(Source code of charts)
[start]

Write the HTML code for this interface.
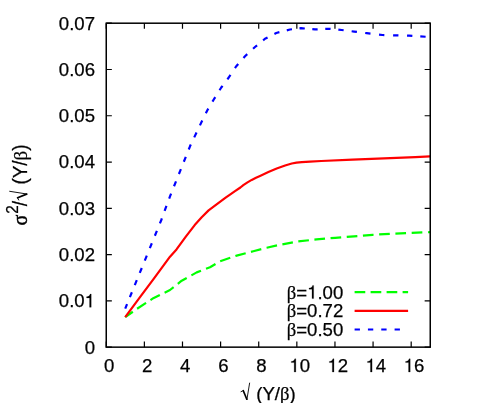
<!DOCTYPE html>
<html><head><meta charset="utf-8"><title>plot</title>
<style>
html,body{margin:0;padding:0;background:#fff;}
svg{display:block;will-change:transform;}
text{font-family:"Liberation Sans",sans-serif;font-size:18.6px;fill:#000;stroke:#000;stroke-width:0.25px;}
.sym{font-family:"Liberation Serif",serif;}
</style></head><body>
<svg width="479" height="403" viewBox="0 0 479 403">

<path d="M125.20,317.20L132.84,311.75M137.10,308.74L146.05,302.92M150.46,300.05L153.30,298.20L159.84,294.99M164.60,292.65L170.00,290.00L173.64,287.11M177.82,283.79L181.70,280.70L186.70,277.94M191.39,275.34L196.70,272.40L200.99,270.75M206.03,268.82L210.00,267.30L215.50,264.00M220.16,261.25L230.26,257.80M235.40,256.04L236.70,255.60L245.69,253.22M250.96,251.82L253.30,251.20L261.30,249.17M266.61,247.82L266.70,247.80L277.00,245.42M282.39,244.33L292.88,242.38M298.30,241.42L308.91,240.24M314.40,239.62L316.40,239.40L325.03,238.67M330.55,238.20L335.20,237.80L341.18,237.32M346.73,236.88L354.00,236.30L357.36,236.03M362.92,235.58L372.70,234.80L373.56,234.75M379.14,234.42L389.79,233.80M395.39,233.53L406.05,233.08M411.67,232.85L422.34,232.47M427.98,232.27L430.00,232.20" fill="none" stroke="#00ff00" stroke-width="2.2" stroke-linejoin="round"/>
<polyline points="125.20,317.20 140.00,297.20 153.30,279.40 170.00,256.70 176.50,249.40 186.00,236.40 194.70,225.10 201.70,217.30 208.60,210.40 215.60,205.20 226.00,197.40 230.00,194.60 235.00,191.20 240.40,187.50 243.30,185.20 247.50,182.40 251.70,179.90 256.00,177.80 260.00,176.00 268.40,172.10 276.70,168.50 285.10,165.50 291.80,163.50 296.50,162.60 301.80,162.10 310.00,161.60 321.30,161.00 352.60,159.60 384.00,158.30 415.30,157.10 430.00,156.40" fill="none" stroke="#ff0000" stroke-width="2.2" stroke-linejoin="round"/>
<path d="M125.20,308.70L127.06,304.12M129.88,297.21L131.89,292.27M134.79,285.15L136.80,280.21M139.77,272.91L141.78,267.97M144.79,260.57L146.80,255.63M149.83,248.17L151.84,243.23M154.88,235.77L156.89,230.84M159.91,223.41L161.30,220.00L161.87,218.45M164.61,210.97L166.45,205.97M169.18,198.54L170.00,196.30L171.09,193.56M174.02,186.25L176.00,181.30M178.92,174.01L180.00,171.30L180.90,169.06M183.82,161.76L185.80,156.81M188.73,149.48L190.00,146.30L190.82,144.58M194.23,137.40L196.52,132.59M199.95,125.36L202.24,120.55M205.83,113.33L207.50,110.00L208.32,108.62M212.47,101.66L213.75,99.50L215.25,97.11M219.56,90.21L221.25,87.50L222.53,85.79M227.41,79.29L228.75,77.50L230.47,74.92M234.96,68.19L236.25,66.25L238.22,63.99M243.51,57.96L245.00,56.25L247.25,54.17M253.07,48.79L255.00,47.00L257.08,45.28M263.11,40.31L265.00,38.75L267.56,37.44M274.41,33.94L276.25,33.00L279.41,32.19M286.78,30.32L290.00,29.50L291.99,29.26M299.49,28.38L301.00,28.20L304.79,28.52M312.31,29.17L315.00,29.40L317.63,29.29M325.26,28.96L329.00,28.80L330.58,28.95M338.35,29.68L341.70,30.00L343.65,30.25M351.64,31.27L354.20,31.60L356.92,31.95M365.20,33.01L366.70,33.20L370.49,33.63M379.04,34.62L382.40,35.00L384.35,35.06M393.10,35.30L396.50,35.40L398.43,35.45M407.04,35.65L409.00,35.70L412.36,35.91M420.30,36.40L425.62,36.73" fill="none" stroke="#0000ff" stroke-width="2.2" stroke-linejoin="round"/>
<line x1="354.6" y1="292.2" x2="408.1" y2="292.2" stroke="#00ff00" stroke-width="2.2" stroke-dasharray="10.67 5.33"/>
<line x1="354.6" y1="310.8" x2="408.1" y2="310.8" stroke="#ff0000" stroke-width="2.2"/>
<line x1="354.6" y1="329.5" x2="401" y2="329.5" stroke="#0000ff" stroke-width="2.2" stroke-dasharray="5.33 8"/>
<path d="M106.25,347.15v-5.6M106.25,23.20v5.6M144.37,347.15v-5.6M144.37,23.20v5.6M182.49,347.15v-5.6M182.49,23.20v5.6M220.60,347.15v-5.6M220.60,23.20v5.6M258.72,347.15v-5.6M258.72,23.20v5.6M296.84,347.15v-5.6M296.84,23.20v5.6M334.96,347.15v-5.6M334.96,23.20v5.6M373.07,347.15v-5.6M373.07,23.20v5.6M411.19,347.15v-5.6M411.19,23.20v5.6M106.25,347.15h5.6M430.25,347.15h-5.6M106.25,300.87h5.6M430.25,300.87h-5.6M106.25,254.59h5.6M430.25,254.59h-5.6M106.25,208.31h5.6M430.25,208.31h-5.6M106.25,162.04h5.6M430.25,162.04h-5.6M106.25,115.76h5.6M430.25,115.76h-5.6M106.25,69.48h5.6M430.25,69.48h-5.6M106.25,23.20h5.6M430.25,23.20h-5.6" stroke="#000" stroke-width="1.2" fill="none"/>
<rect x="106.25" y="23.2" width="324.00" height="323.95" fill="none" stroke="#000" stroke-width="1.5"/>
<text x="84.66" y="353.55">0</text>
<text x="58.80 69.14 74.31" y="307.27">0.0</text><path transform="translate(84.66,307.27) scale(0.01860,-0.01860)" d="M264,0V505H104V568C190,572 272,592 296,709H352V0Z" stroke="#000" stroke-width="13"/>
<text x="58.80 69.14 74.31 84.66" y="260.99">0.02</text>
<text x="58.80 69.14 74.31 84.66" y="214.71">0.03</text>
<text x="58.80 69.14 74.31 84.66" y="168.44">0.04</text>
<text x="58.80 69.14 74.31 84.66" y="122.16">0.05</text>
<text x="58.80 69.14 74.31 84.66" y="75.88">0.06</text>
<text x="58.80 69.14 74.31 84.66" y="29.60">0.07</text>
<text x="103.88" y="372.00">0</text>
<text x="142.00" y="372.00">2</text>
<text x="180.11" y="372.00">4</text>
<text x="218.23" y="372.00">6</text>
<text x="256.35" y="372.00">8</text>
<text x="299.64" y="372.00">0</text><path transform="translate(289.29,372.00) scale(0.01860,-0.01860)" d="M264,0V505H104V568C190,572 272,592 296,709H352V0Z" stroke="#000" stroke-width="13"/>
<text x="337.76" y="372.00">2</text><path transform="translate(327.41,372.00) scale(0.01860,-0.01860)" d="M264,0V505H104V568C190,572 272,592 296,709H352V0Z" stroke="#000" stroke-width="13"/>
<text x="375.87" y="372.00">4</text><path transform="translate(365.53,372.00) scale(0.01860,-0.01860)" d="M264,0V505H104V568C190,572 272,592 296,709H352V0Z" stroke="#000" stroke-width="13"/>
<text x="413.99" y="372.00">6</text><path transform="translate(403.65,372.00) scale(0.01860,-0.01860)" d="M264,0V505H104V568C190,572 272,592 296,709H352V0Z" stroke="#000" stroke-width="13"/>
<text x="307.10" y="298.6" text-anchor="end"><tspan class="sym">&#946;</tspan>=</text><text x="317.44 322.61 332.96" y="298.60">.00</text><path transform="translate(307.10,298.60) scale(0.01860,-0.01860)" d="M264,0V505H104V568C190,572 272,592 296,709H352V0Z" stroke="#000" stroke-width="13"/>
<text x="307.10" y="317.3" text-anchor="end"><tspan class="sym">&#946;</tspan>=</text><text x="307.10 317.44 322.61 332.96" y="317.30">0.72</text>
<text x="307.10" y="335.9" text-anchor="end"><tspan class="sym">&#946;</tspan>=</text><text x="307.10 317.44 322.61 332.96" y="335.90">0.50</text>
<g transform="translate(241,399.6)"><g stroke="#000" fill="none" stroke-linecap="round" stroke-linejoin="round"><path d="M0,-7.9L2.2,-9.0" stroke-width="0.9"/><path d="M2.3,-8.9L5.8,-0.4" stroke-width="1.7"/><path d="M5.9,0L8.6,-16.5" stroke-width="0.9"/></g><text x="15.2" y="0">(Y/<tspan class="sym">&#946;</tspan>)</text></g>
<g transform="translate(27.0,225.3) rotate(-90) scale(1.015,1.05)"><text x="-0.3" y="-0.2" class="sym" style="font-size:19.8px;stroke-width:0.45px">&#963;</text><text x="11.3" y="-8.7" style="font-size:15.1px">2</text><text x="18.8" y="0">/</text><g transform="translate(24.9,0)"><g stroke="#000" fill="none" stroke-linecap="round" stroke-linejoin="round"><path d="M0,-7.9L2.2,-9.0" stroke-width="0.9"/><path d="M2.3,-8.9L5.8,-0.4" stroke-width="1.7"/><path d="M5.9,0L8.6,-16.5" stroke-width="0.9"/></g></g><text x="40.2" y="0">(Y/<tspan class="sym">&#946;</tspan>)</text></g>
</svg></body></html>
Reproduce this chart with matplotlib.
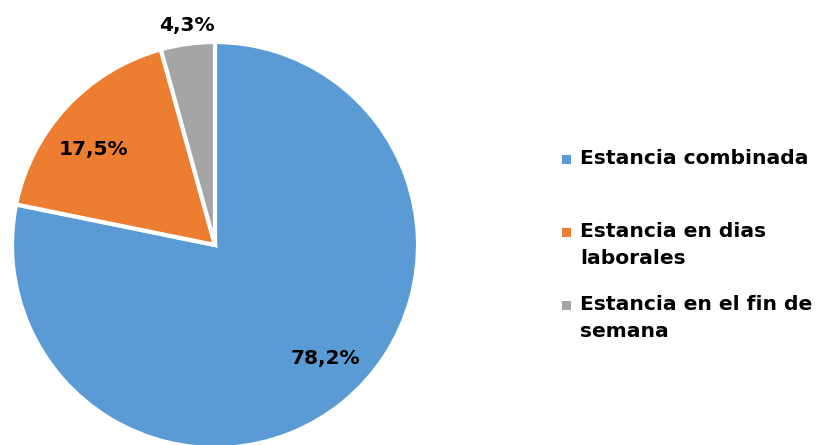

[end]

### Directive
Extract all lines from the data in which "this" is found.

### Final result
Write the HTML code for this interface.
Reproduce this chart with matplotlib.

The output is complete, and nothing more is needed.